Excerpted records:
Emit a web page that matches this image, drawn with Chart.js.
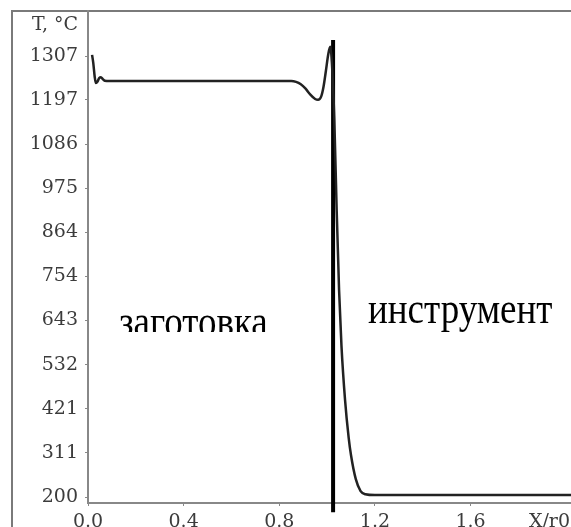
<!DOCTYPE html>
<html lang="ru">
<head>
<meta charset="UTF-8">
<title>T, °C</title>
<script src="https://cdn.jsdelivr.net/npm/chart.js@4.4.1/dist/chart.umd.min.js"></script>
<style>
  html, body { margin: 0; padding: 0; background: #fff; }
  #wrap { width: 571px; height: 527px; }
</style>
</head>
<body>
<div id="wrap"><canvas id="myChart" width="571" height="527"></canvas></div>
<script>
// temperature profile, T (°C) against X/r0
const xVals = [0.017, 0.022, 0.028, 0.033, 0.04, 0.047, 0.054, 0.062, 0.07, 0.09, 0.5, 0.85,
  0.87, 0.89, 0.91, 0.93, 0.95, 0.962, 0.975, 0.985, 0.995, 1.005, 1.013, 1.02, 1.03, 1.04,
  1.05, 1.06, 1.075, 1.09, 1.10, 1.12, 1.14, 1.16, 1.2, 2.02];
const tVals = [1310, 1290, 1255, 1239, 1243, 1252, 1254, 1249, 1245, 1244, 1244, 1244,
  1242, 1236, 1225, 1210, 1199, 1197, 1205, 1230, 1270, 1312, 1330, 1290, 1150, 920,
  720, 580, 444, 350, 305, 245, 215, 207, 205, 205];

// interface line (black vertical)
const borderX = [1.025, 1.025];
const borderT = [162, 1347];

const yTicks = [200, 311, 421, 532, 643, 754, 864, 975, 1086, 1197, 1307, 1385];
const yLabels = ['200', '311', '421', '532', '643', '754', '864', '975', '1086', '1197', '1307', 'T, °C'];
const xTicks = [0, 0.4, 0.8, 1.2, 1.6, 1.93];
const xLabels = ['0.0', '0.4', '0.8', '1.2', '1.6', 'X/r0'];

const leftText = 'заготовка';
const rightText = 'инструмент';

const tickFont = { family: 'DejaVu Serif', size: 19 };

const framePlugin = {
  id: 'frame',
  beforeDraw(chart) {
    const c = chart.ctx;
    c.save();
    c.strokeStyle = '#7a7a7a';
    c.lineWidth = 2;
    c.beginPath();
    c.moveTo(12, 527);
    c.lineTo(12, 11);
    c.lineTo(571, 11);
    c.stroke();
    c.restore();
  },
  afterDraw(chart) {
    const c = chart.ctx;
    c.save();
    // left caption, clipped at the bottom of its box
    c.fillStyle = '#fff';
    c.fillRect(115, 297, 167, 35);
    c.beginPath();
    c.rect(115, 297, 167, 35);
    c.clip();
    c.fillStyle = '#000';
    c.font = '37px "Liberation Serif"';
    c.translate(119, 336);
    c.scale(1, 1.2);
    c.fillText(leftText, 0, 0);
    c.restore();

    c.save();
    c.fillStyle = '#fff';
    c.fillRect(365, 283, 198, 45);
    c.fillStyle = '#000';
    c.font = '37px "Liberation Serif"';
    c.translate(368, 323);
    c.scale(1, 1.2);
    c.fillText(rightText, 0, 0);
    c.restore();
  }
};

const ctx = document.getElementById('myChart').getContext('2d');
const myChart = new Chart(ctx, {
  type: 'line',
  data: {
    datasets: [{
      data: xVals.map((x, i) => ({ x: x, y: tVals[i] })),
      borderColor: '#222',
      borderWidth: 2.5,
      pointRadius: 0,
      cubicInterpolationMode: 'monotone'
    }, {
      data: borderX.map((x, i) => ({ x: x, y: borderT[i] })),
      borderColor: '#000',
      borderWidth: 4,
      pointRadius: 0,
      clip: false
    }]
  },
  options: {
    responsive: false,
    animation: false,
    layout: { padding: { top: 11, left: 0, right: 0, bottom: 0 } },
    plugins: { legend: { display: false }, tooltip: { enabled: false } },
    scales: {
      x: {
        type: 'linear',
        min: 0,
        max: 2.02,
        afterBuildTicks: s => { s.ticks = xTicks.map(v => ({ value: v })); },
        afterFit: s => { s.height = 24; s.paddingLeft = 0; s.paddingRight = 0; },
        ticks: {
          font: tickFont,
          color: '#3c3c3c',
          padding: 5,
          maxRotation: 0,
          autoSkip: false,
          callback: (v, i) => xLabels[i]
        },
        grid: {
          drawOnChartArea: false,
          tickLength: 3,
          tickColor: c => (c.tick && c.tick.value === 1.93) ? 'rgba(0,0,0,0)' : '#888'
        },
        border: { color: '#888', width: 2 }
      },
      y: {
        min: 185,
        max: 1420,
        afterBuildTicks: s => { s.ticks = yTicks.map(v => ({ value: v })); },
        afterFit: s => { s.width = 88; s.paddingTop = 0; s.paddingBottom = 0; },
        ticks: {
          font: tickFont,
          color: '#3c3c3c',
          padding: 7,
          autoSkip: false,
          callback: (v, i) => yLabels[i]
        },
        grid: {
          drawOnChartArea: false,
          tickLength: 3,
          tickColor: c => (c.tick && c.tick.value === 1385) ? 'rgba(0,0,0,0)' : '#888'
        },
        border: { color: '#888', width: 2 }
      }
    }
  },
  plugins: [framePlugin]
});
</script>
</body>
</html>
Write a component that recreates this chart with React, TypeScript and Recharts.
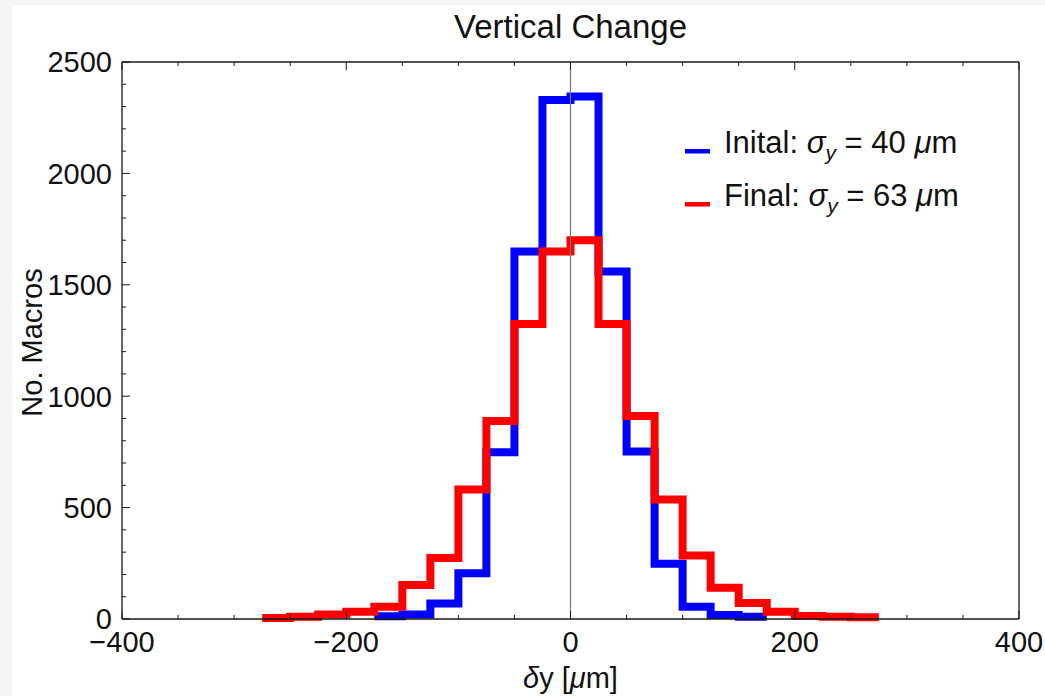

Stated task:
How many lines in the entries contain the string "this"? Answer with the number only.

Response:
2